Auch darauf war sein personeller Umbruch angelegt, der ihn mit der Ausbootung der Ex-weltmeister Thomas Müller, Mats Hummels und Jérôme Boateng vor zwei Jahren zur wohl streitbarsten Personalentscheidung seit dem Abschied von Capitano Michael Ballack 2010 motivierte. Eine Entscheidung, die bis heute permanent ausstrahlt und ihn öffentlich angreifbar machte. Das seit Russland bröckelnde Denkmal Löw nahm auch diesen Widerstand stoisch hin. Sein eigener Orbit war und blieb immer der einzige Maßstab – bis heute.
Logisch erscheint der Rücktritt unter der Annahme, dass Löw die Zeichen der Zeit erkannte. Womöglich auch die Stimmungen im DFB. Nichts wäre ihm mehr zuwider gewesen, als gehen zu müssen, statt selbst zu gehen. Vehement intervenierte er noch gegen Dfb-präsident Keller, der einen freiwilligen Rückzug nach der EM als elegante Lösung ins Spiel gebracht haben soll. Indiskretionen aus dem inneren Zirkel brachten Löw in Rage. Nun vollzieht er diesen Schritt doch.
„Ich habe großen Respekt vor der Entscheidung von Joachim Löw. Der DFB weiß, was er an Jogi hat, er ist einer der größten Trainer im Weltfußball“,
sagte Keller nun. Löw habe den deutschen Fußball über Jahre hinweg wie kaum ein anderer geprägt. „Dass er uns frühzeitig über seine Entscheidung informiert hat, ist hoch anständig. Er lässt uns als DFB somit die nötige Zeit, mit Ruhe und Augenmaß seinen Nachfolger zu benennen.“
Für Löw geht es nun darum, seine unvergleichbare Amtszeit mit einer erfolgreichen EM im Sommer zu einem würdigen Ende zu bringen.

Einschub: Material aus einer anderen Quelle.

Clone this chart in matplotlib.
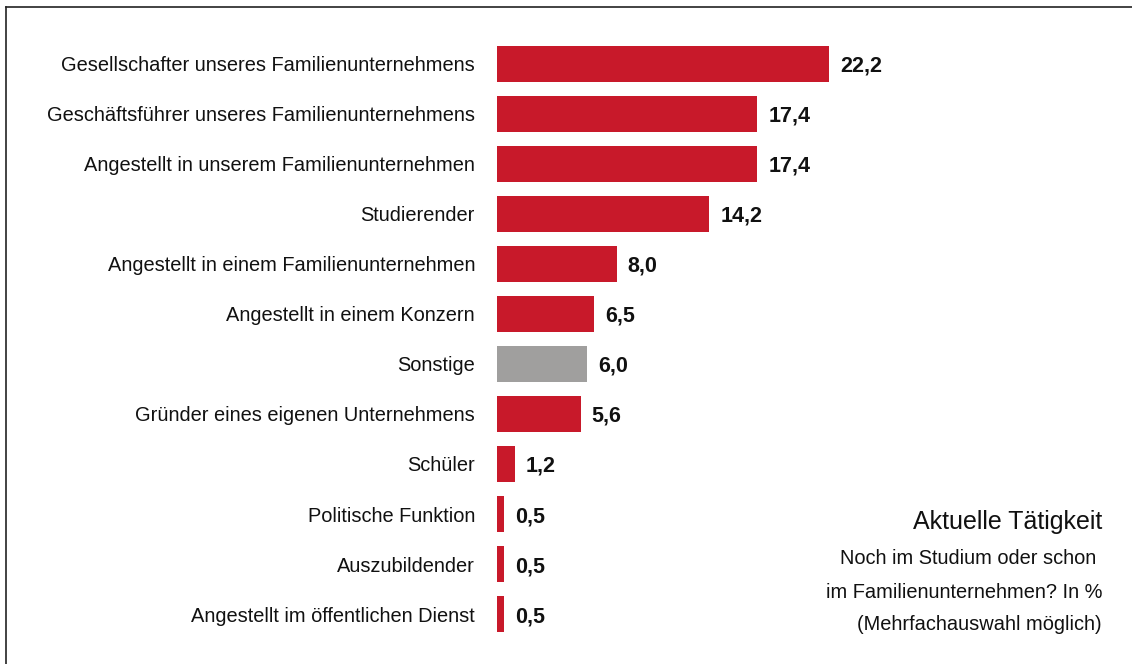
import matplotlib
matplotlib.use('Agg')
import matplotlib.pyplot as plt
from matplotlib.font_manager import fontManager

# Daten
kategorien = [
    'Gesellschafter unseres Familienunternehmens',
    'Geschäftsführer unseres Familienunternehmens',
    'Angestellt in unserem Familienunternehmen',
    'Studierender',
    'Angestellt in einem Familienunternehmen',
    'Angestellt in einem Konzern',
    'Sonstige',
    'Gründer eines eigenen Unternehmens',
    'Schüler',
    'Politische Funktion',
    'Auszubildender',
    'Angestellt im öffentlichen Dienst',
]
werte = [22.2, 17.4, 17.4, 14.2, 8.0, 6.5, 6.0, 5.6, 1.2, 0.5, 0.5, 0.5]
grau = ['Sonstige']

ROT = '#C8192A'
GRAU = '#A09F9E'

installed = {f.name for f in fontManager.ttflist}
fam = ['Liberation Sans Narrow', 'DejaVu Sans'] if 'Liberation Sans Narrow' in installed else ['Liberation Sans', 'DejaVu Sans']
plt.rcParams['font.family'] = fam
zahl_fam = ['Liberation Sans', 'DejaVu Sans']

W, H = 1132, 664
fig = plt.figure(figsize=(W / 100, H / 100), dpi=100)
x0 = 497
ax = fig.add_axes([x0 / W, 0, 1 - x0 / W, 1])
px_per_unit = 14.96
ax.set_xlim(0, (W - x0) / px_per_unit)
ax.set_ylim((H - 64) / 50, -64 / 50)
ax.axis('off')

farben = [GRAU if k in grau else ROT for k in kategorien]
ys = list(range(len(kategorien)))
ax.barh(ys, werte, height=0.72, color=farben)

for y, k, v in zip(ys, kategorien, werte):
    ax.annotate(k, (0, y), xytext=(-22, 0), textcoords='offset pixels',
                ha='right', va='center_baseline', fontsize=14.4, color='#111111')
    ax.annotate(f'{v:.1f}'.replace('.', ','), (v, y), xytext=(11, 0),
                textcoords='offset pixels', ha='left', va='center_baseline',
                fontsize=15.5, fontweight='bold', color='#111111', family=zahl_fam)

# Rahmen links und oben
fig.add_artist(plt.Line2D([6 / W, 6 / W], [0, 1 - 7 / H], color='#222222', lw=1.2))
fig.add_artist(plt.Line2D([6 / W, 1], [1 - 7 / H, 1 - 7 / H], color='#222222', lw=1.2))

# Beschriftung unten rechts
xr = 1102 / W
fig.text(xr, 1 - 522 / H, 'Aktuelle Tätigkeit', ha='right', va='center', fontsize=18, color='#111111')
fig.text(xr, 1 - 558 / H, 'Noch im Studium oder schon ', ha='right', va='center', fontsize=14.4, color='#111111')
fig.text(xr, 1 - 592 / H, 'im Familienunternehmen? In %', ha='right', va='center', fontsize=14.4, color='#111111')
fig.text(xr, 1 - 625 / H, '(Mehrfachauswahl möglich)', ha='right', va='center', fontsize=14.4, color='#111111')

plt.savefig('out.png', dpi=100)
plt.close()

Er verspüre „weiterhin den unbedingten Willen sowie große Energie und Ehrgeiz“. Bei dem um ein Jahr verschobenen Turnier ist das Ziel Londons Fußball-tempel Wembley mit dem Finale am 11. Juli. Es wäre Löws 201. Länderspiel als Bundestrainer. „Er hat sich einen würdigen Abschluss verdient“, meinte nicht nur Bayerns Vorstandschef Karl-heinz Rummenigge.